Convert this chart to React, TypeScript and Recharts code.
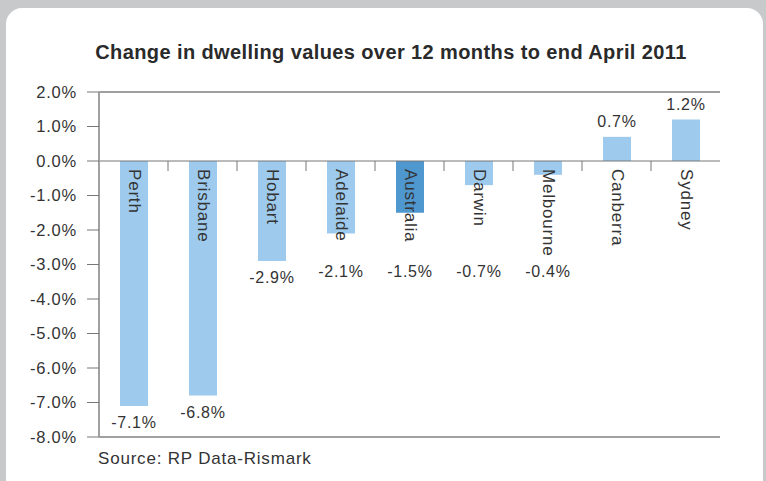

━━━

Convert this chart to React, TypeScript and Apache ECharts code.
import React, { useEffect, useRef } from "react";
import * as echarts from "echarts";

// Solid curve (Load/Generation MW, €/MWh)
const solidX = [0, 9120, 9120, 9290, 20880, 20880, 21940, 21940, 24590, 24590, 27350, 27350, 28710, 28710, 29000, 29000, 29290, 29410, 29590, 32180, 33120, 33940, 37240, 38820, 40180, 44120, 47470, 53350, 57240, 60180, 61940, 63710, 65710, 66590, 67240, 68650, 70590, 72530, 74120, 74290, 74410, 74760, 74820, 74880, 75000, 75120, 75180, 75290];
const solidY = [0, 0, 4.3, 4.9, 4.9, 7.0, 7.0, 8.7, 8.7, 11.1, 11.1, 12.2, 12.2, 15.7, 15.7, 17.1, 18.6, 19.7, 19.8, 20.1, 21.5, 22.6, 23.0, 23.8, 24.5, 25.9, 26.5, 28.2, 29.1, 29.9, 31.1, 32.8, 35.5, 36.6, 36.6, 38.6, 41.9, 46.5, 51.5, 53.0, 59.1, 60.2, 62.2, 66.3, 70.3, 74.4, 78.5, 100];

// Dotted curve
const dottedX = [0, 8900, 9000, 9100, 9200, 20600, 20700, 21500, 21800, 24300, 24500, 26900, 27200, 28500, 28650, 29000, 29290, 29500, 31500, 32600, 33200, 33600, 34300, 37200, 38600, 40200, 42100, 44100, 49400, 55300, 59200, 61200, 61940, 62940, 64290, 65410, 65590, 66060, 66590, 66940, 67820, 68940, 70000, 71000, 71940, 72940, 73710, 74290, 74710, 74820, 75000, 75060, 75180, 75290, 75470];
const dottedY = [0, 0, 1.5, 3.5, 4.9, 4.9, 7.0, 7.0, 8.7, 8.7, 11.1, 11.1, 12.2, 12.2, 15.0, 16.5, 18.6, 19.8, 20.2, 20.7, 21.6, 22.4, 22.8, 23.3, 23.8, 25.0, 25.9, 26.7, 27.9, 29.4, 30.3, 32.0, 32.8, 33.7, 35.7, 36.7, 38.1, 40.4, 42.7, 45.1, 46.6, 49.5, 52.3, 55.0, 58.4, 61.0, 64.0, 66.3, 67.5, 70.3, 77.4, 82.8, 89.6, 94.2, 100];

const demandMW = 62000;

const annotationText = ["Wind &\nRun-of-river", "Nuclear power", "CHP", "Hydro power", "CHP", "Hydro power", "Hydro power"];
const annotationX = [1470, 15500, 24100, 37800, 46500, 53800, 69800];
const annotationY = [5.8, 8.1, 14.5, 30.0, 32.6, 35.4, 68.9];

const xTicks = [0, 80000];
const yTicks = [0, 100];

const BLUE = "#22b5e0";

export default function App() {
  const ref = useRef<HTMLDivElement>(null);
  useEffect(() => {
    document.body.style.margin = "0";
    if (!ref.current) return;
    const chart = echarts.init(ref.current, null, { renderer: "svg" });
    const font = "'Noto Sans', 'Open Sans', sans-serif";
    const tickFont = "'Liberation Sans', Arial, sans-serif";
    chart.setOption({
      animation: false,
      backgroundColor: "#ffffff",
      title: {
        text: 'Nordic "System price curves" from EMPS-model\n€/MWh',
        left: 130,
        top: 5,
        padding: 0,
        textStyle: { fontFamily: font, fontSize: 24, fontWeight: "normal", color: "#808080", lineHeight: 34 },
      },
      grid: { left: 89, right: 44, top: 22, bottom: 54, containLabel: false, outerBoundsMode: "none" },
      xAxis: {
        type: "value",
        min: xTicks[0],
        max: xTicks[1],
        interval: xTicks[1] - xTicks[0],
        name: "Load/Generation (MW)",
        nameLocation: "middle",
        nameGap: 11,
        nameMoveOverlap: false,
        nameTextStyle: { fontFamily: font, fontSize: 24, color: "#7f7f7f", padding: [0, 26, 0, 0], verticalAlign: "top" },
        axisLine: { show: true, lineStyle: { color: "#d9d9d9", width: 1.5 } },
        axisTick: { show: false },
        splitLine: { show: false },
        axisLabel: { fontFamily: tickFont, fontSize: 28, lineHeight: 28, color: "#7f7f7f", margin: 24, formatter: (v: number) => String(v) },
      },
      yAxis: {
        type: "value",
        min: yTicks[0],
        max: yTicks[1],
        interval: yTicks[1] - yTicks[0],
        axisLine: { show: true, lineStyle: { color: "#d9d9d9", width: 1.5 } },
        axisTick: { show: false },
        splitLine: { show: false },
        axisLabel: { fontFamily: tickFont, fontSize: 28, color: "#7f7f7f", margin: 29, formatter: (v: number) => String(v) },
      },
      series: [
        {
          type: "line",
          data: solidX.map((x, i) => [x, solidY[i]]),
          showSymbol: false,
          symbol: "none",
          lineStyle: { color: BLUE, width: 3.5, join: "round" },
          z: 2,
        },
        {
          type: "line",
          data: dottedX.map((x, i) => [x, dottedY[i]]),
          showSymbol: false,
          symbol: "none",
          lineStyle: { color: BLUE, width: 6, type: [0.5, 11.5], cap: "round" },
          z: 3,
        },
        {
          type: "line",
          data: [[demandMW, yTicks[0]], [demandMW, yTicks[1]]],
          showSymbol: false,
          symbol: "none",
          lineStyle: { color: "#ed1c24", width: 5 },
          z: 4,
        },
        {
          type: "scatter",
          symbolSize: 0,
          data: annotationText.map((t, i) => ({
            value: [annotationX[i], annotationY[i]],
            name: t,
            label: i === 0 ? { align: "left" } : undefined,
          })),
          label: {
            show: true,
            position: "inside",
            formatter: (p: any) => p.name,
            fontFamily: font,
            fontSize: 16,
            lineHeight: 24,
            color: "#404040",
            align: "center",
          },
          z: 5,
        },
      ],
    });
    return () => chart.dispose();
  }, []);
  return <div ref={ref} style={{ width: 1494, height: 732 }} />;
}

━━━

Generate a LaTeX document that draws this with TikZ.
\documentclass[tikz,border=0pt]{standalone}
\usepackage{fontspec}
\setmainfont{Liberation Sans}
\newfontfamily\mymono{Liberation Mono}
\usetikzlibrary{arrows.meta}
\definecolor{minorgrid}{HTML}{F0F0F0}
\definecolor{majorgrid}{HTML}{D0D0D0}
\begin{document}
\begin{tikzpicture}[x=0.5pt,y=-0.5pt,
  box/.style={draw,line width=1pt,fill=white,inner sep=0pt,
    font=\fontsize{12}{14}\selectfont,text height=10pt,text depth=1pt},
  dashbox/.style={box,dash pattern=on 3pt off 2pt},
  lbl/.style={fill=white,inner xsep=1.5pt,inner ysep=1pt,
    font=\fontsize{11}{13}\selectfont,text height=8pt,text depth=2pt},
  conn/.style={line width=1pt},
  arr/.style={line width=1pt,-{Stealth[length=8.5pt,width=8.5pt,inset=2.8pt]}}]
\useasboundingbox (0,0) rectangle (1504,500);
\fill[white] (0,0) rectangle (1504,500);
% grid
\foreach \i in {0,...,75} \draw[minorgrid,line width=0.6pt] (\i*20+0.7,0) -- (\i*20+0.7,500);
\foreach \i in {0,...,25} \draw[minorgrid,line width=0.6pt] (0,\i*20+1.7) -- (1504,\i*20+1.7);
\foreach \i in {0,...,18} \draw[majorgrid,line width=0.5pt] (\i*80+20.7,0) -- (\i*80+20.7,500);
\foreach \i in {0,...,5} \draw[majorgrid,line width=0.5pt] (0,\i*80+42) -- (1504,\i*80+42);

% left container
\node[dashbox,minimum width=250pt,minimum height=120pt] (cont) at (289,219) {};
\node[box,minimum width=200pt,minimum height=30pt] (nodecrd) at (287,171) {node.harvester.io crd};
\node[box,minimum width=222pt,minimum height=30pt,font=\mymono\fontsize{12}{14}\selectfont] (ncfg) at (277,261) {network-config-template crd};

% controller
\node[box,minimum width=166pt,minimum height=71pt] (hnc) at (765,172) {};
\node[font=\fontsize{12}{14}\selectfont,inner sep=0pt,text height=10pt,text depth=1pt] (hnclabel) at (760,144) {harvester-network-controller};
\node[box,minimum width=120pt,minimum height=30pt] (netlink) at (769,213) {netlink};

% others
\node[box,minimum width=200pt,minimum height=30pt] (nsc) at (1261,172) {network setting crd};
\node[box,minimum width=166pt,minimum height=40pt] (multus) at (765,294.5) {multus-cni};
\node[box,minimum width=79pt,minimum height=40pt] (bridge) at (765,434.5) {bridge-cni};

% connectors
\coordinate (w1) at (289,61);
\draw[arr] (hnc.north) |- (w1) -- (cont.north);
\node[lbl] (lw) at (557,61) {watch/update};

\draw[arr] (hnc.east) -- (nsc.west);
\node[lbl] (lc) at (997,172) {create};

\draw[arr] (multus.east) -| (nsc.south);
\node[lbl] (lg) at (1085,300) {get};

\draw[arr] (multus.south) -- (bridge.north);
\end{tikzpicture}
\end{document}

━━━

> **Work to be completed**
Begin at the line that has "Convert this chart to React, TypeScript and Apache" in the entries above; stop after the line that has "import * as". Transcribe exactly those lines and no others.

> **Reply to the task**
Convert this chart to React, TypeScript and Apache ECharts code.
import React, { useEffect, useRef } from "react";
import * as echarts from "echarts";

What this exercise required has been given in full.